> _Task_
Write out the full listing exactly as given, minus the images.

> _Collected data_
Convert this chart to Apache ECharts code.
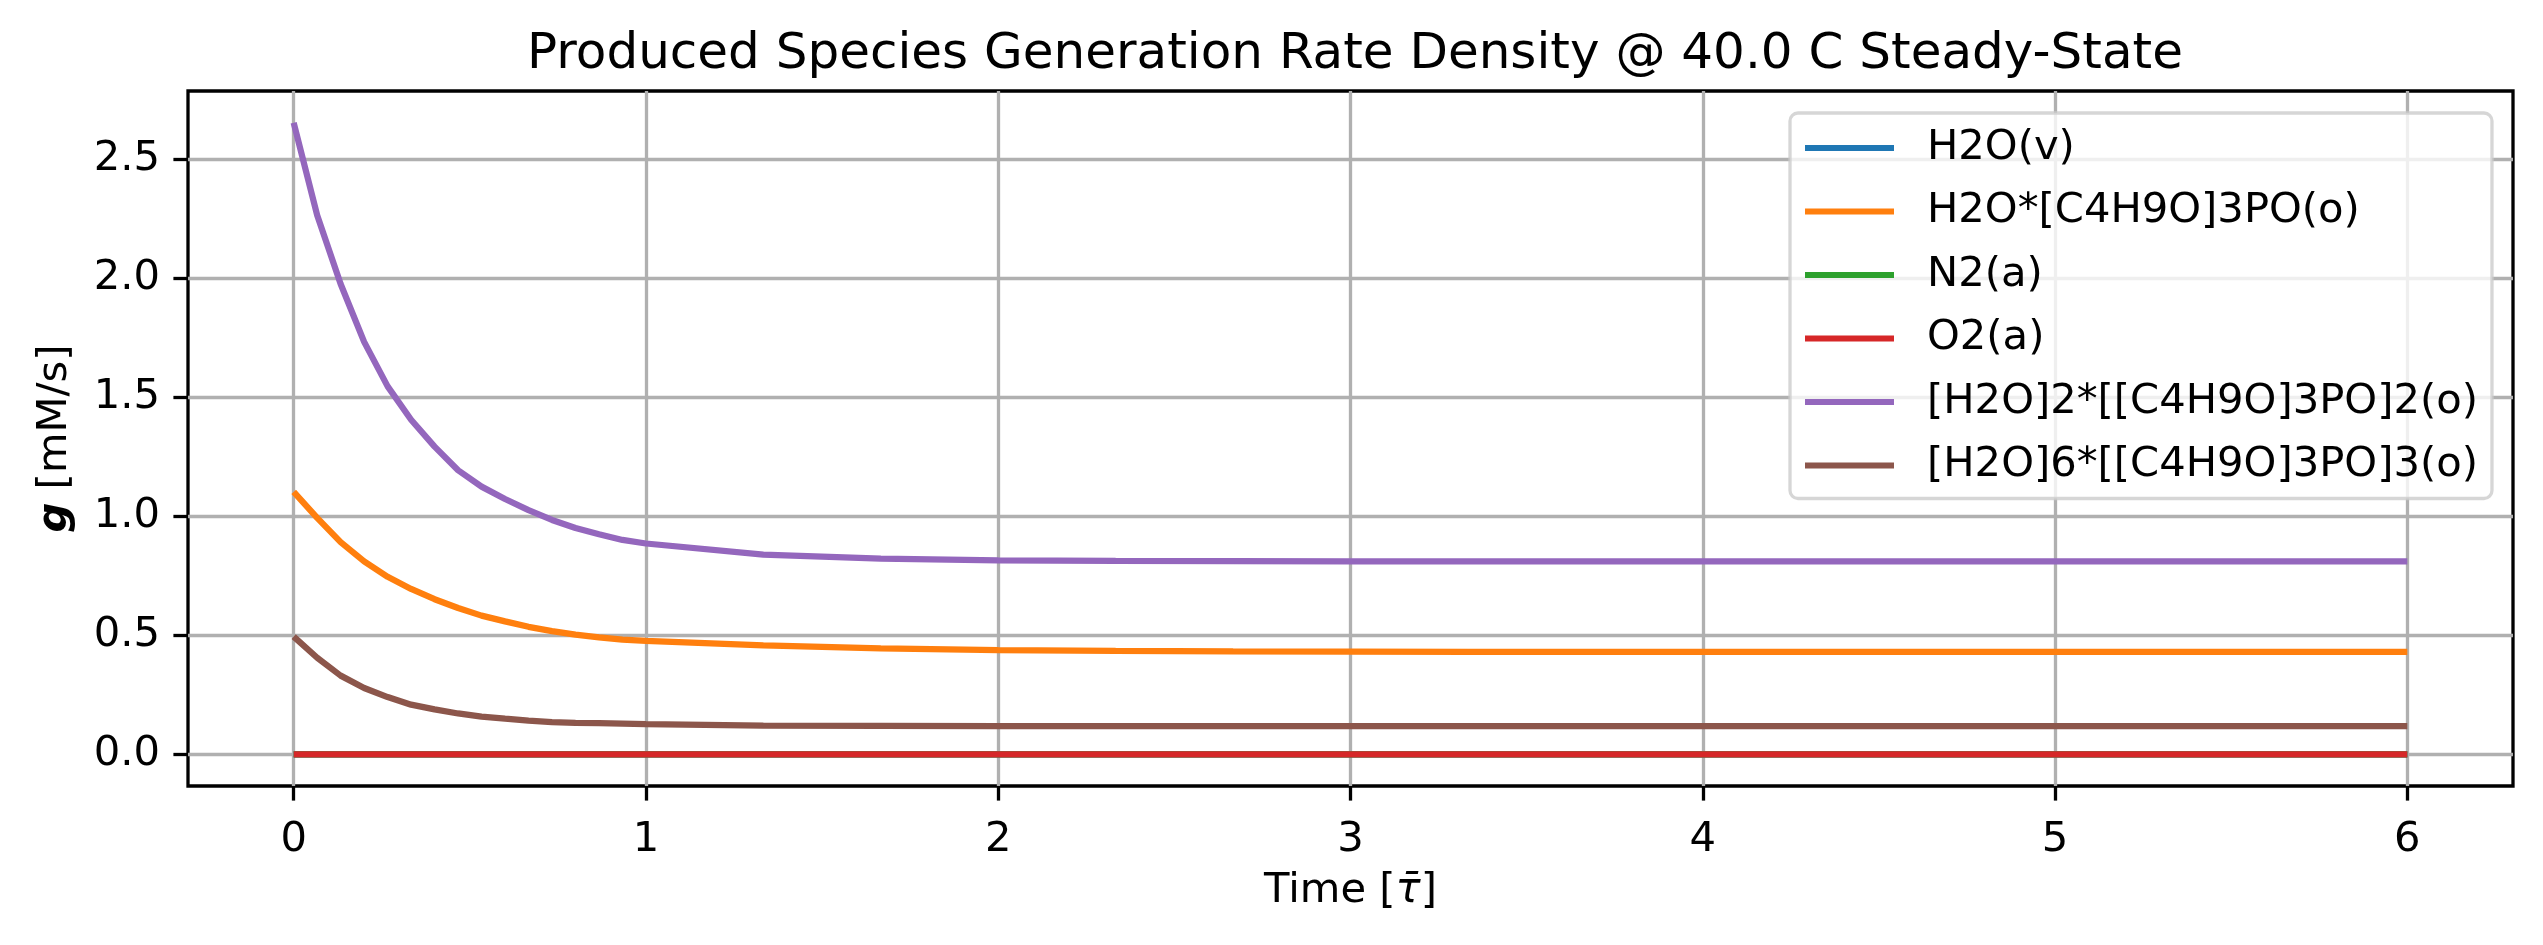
<!DOCTYPE html>
<html>
<head>
<meta charset="utf-8">
<title>Produced Species Generation Rate Density</title>
<script src="https://cdn.jsdelivr.net/npm/echarts@6/dist/echarts.min.js"></script>
<style>
  html, body { margin: 0; padding: 0; background: #fff; }
  #chart { width: 2543px; height: 945px; }
</style>
</head>
<body>
<div id="chart"></div>
<script>
// time points [tau bar]
const times = [0, 0.0667, 0.1333, 0.2, 0.2667, 0.3333, 0.4, 0.4667, 0.5333, 0.6, 0.6667,
  0.7333, 0.8, 0.8667, 0.9333, 1, 1.3333, 1.6667, 2, 2.3333, 2.6667, 3, 3.3333, 3.6667,
  4, 4.3333, 4.6667, 5, 5.3333, 5.6667, 6]

const h2oV = [0, 0, 0, 0, 0, 0, 0, 0, 0, 0, 0, 0, 0, 0, 0, 0, 0, 0, 0, 0, 0, 0, 0, 0, 0, 0, 0, 0, 0, 0, 0]
const h2oTbp = [1.103, 0.994, 0.892, 0.811, 0.746, 0.695, 0.652, 0.615, 0.583, 0.559, 0.536,
  0.518, 0.503, 0.492, 0.482, 0.477, 0.458, 0.445, 0.438, 0.435, 0.433, 0.432, 0.431, 0.431,
  0.431, 0.431, 0.431, 0.431, 0.431, 0.431, 0.431]
const n2A = [0, 0, 0, 0, 0, 0, 0, 0, 0, 0, 0, 0, 0, 0, 0, 0, 0, 0, 0, 0, 0, 0, 0, 0, 0, 0, 0, 0, 0, 0, 0]
const o2A = [0, 0, 0, 0, 0, 0, 0, 0, 0, 0, 0, 0, 0, 0, 0, 0, 0, 0, 0, 0, 0, 0, 0, 0, 0, 0, 0, 0, 0, 0, 0]
const dimer = [2.654, 2.265, 1.976, 1.733, 1.546, 1.406, 1.293, 1.194, 1.125, 1.073, 1.026,
  0.985, 0.951, 0.925, 0.901, 0.886, 0.839, 0.822, 0.815, 0.813, 0.812, 0.811, 0.811, 0.811,
  0.811, 0.811, 0.811, 0.811, 0.811, 0.811, 0.811]
const trimer = [0.495, 0.406, 0.331, 0.279, 0.241, 0.209, 0.189, 0.172, 0.159, 0.150, 0.142,
  0.136, 0.133, 0.131, 0.129, 0.127, 0.121, 0.120, 0.119, 0.119, 0.119, 0.119, 0.119, 0.119,
  0.119, 0.119, 0.119, 0.119, 0.119, 0.119, 0.119]

const seriesNames = ['H2O(v)', 'H2O*[C4H9O]3PO(o)', 'N2(a)', 'O2(a)',
  '[H2O]2*[[C4H9O]3PO]2(o)', '[H2O]6*[[C4H9O]3PO]3(o)']
const seriesValues = [h2oV, h2oTbp, n2A, o2A, dimer, trimer]
const colors = ['#1f77b4', '#ff7f0e', '#2ca02c', '#d62728', '#9467bd', '#8c564b']

const xTicks = [0, 1, 2, 3, 4, 5, 6]
const yTicks = [0, 0.5, 1, 1.5, 2, 2.5]

const font = 'DejaVu Sans'
const fs = 41.7
const lw = 3.3

const chart = echarts.init(document.getElementById('chart'), null, { renderer: 'canvas' })

const series = seriesNames.map((name, i) => ({
  name: name,
  type: 'line',
  showSymbol: false,
  symbol: 'none',
  data: times.map((t, j) => [t, seriesValues[i][j]]),
  lineStyle: { color: colors[i], width: 6.25 },
  itemStyle: { color: colors[i] },
  z: 3
}))

chart.setOption({
  animation: false,
  backgroundColor: '#fff',
  color: colors,
  title: {
    text: 'Produced Species Generation Rate Density @ 40.0 C Steady-State',
    left: 1350,
    textAlign: 'center',
    top: 25,
    textStyle: { fontFamily: font, fontSize: 50, fontWeight: 'normal', color: '#000' }
  },
  legend: {
    orient: 'vertical',
    left: 1790,
    top: 113,
    padding: [14, 14, 12, 15],
    itemWidth: 89,
    itemHeight: 6,
    itemGap: 21.5,
    icon: 'rect',
    backgroundColor: 'rgba(255,255,255,0.8)',
    borderColor: 'rgba(204,204,204,0.8)',
    borderWidth: lw,
    borderRadius: 8,
    textStyle: {
      fontFamily: font,
      fontSize: fs,
      lineHeight: 42,
      color: '#000',
      padding: [0, 0, 0, 28]
    },
    data: seriesNames
  },
  grid: {
    left: 188,
    right: 30,
    top: 91,
    bottom: 159,
    show: true,
    borderColor: '#000',
    borderWidth: lw,
    backgroundColor: 'transparent'
  },
  xAxis: {
    type: 'value',
    min: -0.3,
    max: 6.3,
    name: 'Time [{i|τ̄}]',
    nameLocation: 'middle',
    nameGap: 84,
    nameTextStyle: {
      fontFamily: font, fontSize: fs, color: '#000',
      rich: { i: { fontFamily: font, fontSize: fs, fontStyle: 'italic', color: '#000' } }
    },
    axisLine: { show: false, onZero: false },
    axisTick: { show: true, inside: false, length: 14.6, customValues: xTicks, lineStyle: { color: '#000', width: lw } },
    axisLabel: { customValues: xTicks, margin: 33, fontFamily: font, fontSize: fs, color: '#000' },
    splitLine: { show: true, lineStyle: { color: '#b0b0b0', width: lw } }
  },
  yAxis: {
    type: 'value',
    min: -0.1327,
    max: 2.787,
    name: '{b|g} [mM/s]',
    nameLocation: 'middle',
    nameRotate: 90,
    nameGap: 112,
    nameTextStyle: {
      fontFamily: font, fontSize: fs, color: '#000',
      rich: { b: { fontFamily: font, fontSize: fs, fontWeight: 'bold', fontStyle: 'italic', color: '#000' } }
    },
    axisLine: { show: false, onZero: false },
    axisTick: { show: true, inside: false, length: 14.6, customValues: yTicks, lineStyle: { color: '#000', width: lw } },
    axisLabel: {
      customValues: yTicks,
      margin: 28,
      fontFamily: font,
      fontSize: fs,
      color: '#000',
      formatter: v => Number(v).toFixed(1)
    },
    splitLine: { show: true, lineStyle: { color: '#b0b0b0', width: lw } }
  },
  series: series
})
</script>
</body>
</html>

> _Full answer_
Convert this chart to Apache ECharts code.
<!DOCTYPE html>
<html>
<head>
<meta charset="utf-8">
<title>Produced Species Generation Rate Density</title>
<script src="https://cdn.jsdelivr.net/npm/echarts@6/dist/echarts.min.js"></script>
<style>
  html, body { margin: 0; padding: 0; background: #fff; }
  #chart { width: 2543px; height: 945px; }
</style>
</head>
<body>
<div id="chart"></div>
<script>
// time points [tau bar]
const times = [0, 0.0667, 0.1333, 0.2, 0.2667, 0.3333, 0.4, 0.4667, 0.5333, 0.6, 0.6667,
  0.7333, 0.8, 0.8667, 0.9333, 1, 1.3333, 1.6667, 2, 2.3333, 2.6667, 3, 3.3333, 3.6667,
  4, 4.3333, 4.6667, 5, 5.3333, 5.6667, 6]

const h2oV = [0, 0, 0, 0, 0, 0, 0, 0, 0, 0, 0, 0, 0, 0, 0, 0, 0, 0, 0, 0, 0, 0, 0, 0, 0, 0, 0, 0, 0, 0, 0]
const h2oTbp = [1.103, 0.994, 0.892, 0.811, 0.746, 0.695, 0.652, 0.615, 0.583, 0.559, 0.536,
  0.518, 0.503, 0.492, 0.482, 0.477, 0.458, 0.445, 0.438, 0.435, 0.433, 0.432, 0.431, 0.431,
  0.431, 0.431, 0.431, 0.431, 0.431, 0.431, 0.431]
const n2A = [0, 0, 0, 0, 0, 0, 0, 0, 0, 0, 0, 0, 0, 0, 0, 0, 0, 0, 0, 0, 0, 0, 0, 0, 0, 0, 0, 0, 0, 0, 0]
const o2A = [0, 0, 0, 0, 0, 0, 0, 0, 0, 0, 0, 0, 0, 0, 0, 0, 0, 0, 0, 0, 0, 0, 0, 0, 0, 0, 0, 0, 0, 0, 0]
const dimer = [2.654, 2.265, 1.976, 1.733, 1.546, 1.406, 1.293, 1.194, 1.125, 1.073, 1.026,
  0.985, 0.951, 0.925, 0.901, 0.886, 0.839, 0.822, 0.815, 0.813, 0.812, 0.811, 0.811, 0.811,
  0.811, 0.811, 0.811, 0.811, 0.811, 0.811, 0.811]
const trimer = [0.495, 0.406, 0.331, 0.279, 0.241, 0.209, 0.189, 0.172, 0.159, 0.150, 0.142,
  0.136, 0.133, 0.131, 0.129, 0.127, 0.121, 0.120, 0.119, 0.119, 0.119, 0.119, 0.119, 0.119,
  0.119, 0.119, 0.119, 0.119, 0.119, 0.119, 0.119]

const seriesNames = ['H2O(v)', 'H2O*[C4H9O]3PO(o)', 'N2(a)', 'O2(a)',
  '[H2O]2*[[C4H9O]3PO]2(o)', '[H2O]6*[[C4H9O]3PO]3(o)']
const seriesValues = [h2oV, h2oTbp, n2A, o2A, dimer, trimer]
const colors = ['#1f77b4', '#ff7f0e', '#2ca02c', '#d62728', '#9467bd', '#8c564b']

const xTicks = [0, 1, 2, 3, 4, 5, 6]
const yTicks = [0, 0.5, 1, 1.5, 2, 2.5]

const font = 'DejaVu Sans'
const fs = 41.7
const lw = 3.3

const chart = echarts.init(document.getElementById('chart'), null, { renderer: 'canvas' })

const series = seriesNames.map((name, i) => ({
  name: name,
  type: 'line',
  showSymbol: false,
  symbol: 'none',
  data: times.map((t, j) => [t, seriesValues[i][j]]),
  lineStyle: { color: colors[i], width: 6.25 },
  itemStyle: { color: colors[i] },
  z: 3
}))

chart.setOption({
  animation: false,
  backgroundColor: '#fff',
  color: colors,
  title: {
    text: 'Produced Species Generation Rate Density @ 40.0 C Steady-State',
    left: 1350,
    textAlign: 'center',
    top: 25,
    textStyle: { fontFamily: font, fontSize: 50, fontWeight: 'normal', color: '#000' }
  },
  legend: {
    orient: 'vertical',
    left: 1790,
    top: 113,
    padding: [14, 14, 12, 15],
    itemWidth: 89,
    itemHeight: 6,
    itemGap: 21.5,
    icon: 'rect',
    backgroundColor: 'rgba(255,255,255,0.8)',
    borderColor: 'rgba(204,204,204,0.8)',
    borderWidth: lw,
    borderRadius: 8,
    textStyle: {
      fontFamily: font,
      fontSize: fs,
      lineHeight: 42,
      color: '#000',
      padding: [0, 0, 0, 28]
    },
    data: seriesNames
  },
  grid: {
    left: 188,
    right: 30,
    top: 91,
    bottom: 159,
    show: true,
    borderColor: '#000',
    borderWidth: lw,
    backgroundColor: 'transparent'
  },
  xAxis: {
    type: 'value',
    min: -0.3,
    max: 6.3,
    name: 'Time [{i|τ̄}]',
    nameLocation: 'middle',
    nameGap: 84,
    nameTextStyle: {
      fontFamily: font, fontSize: fs, color: '#000',
      rich: { i: { fontFamily: font, fontSize: fs, fontStyle: 'italic', color: '#000' } }
    },
    axisLine: { show: false, onZero: false },
    axisTick: { show: true, inside: false, length: 14.6, customValues: xTicks, lineStyle: { color: '#000', width: lw } },
    axisLabel: { customValues: xTicks, margin: 33, fontFamily: font, fontSize: fs, color: '#000' },
    splitLine: { show: true, lineStyle: { color: '#b0b0b0', width: lw } }
  },
  yAxis: {
    type: 'value',
    min: -0.1327,
    max: 2.787,
    name: '{b|g} [mM/s]',
    nameLocation: 'middle',
    nameRotate: 90,
    nameGap: 112,
    nameTextStyle: {
      fontFamily: font, fontSize: fs, color: '#000',
      rich: { b: { fontFamily: font, fontSize: fs, fontWeight: 'bold', fontStyle: 'italic', color: '#000' } }
    },
    axisLine: { show: false, onZero: false },
    axisTick: { show: true, inside: false, length: 14.6, customValues: yTicks, lineStyle: { color: '#000', width: lw } },
    axisLabel: {
      customValues: yTicks,
      margin: 28,
      fontFamily: font,
      fontSize: fs,
      color: '#000',
      formatter: v => Number(v).toFixed(1)
    },
    splitLine: { show: true, lineStyle: { color: '#b0b0b0', width: lw } }
  },
  series: series
})
</script>
</body>
</html>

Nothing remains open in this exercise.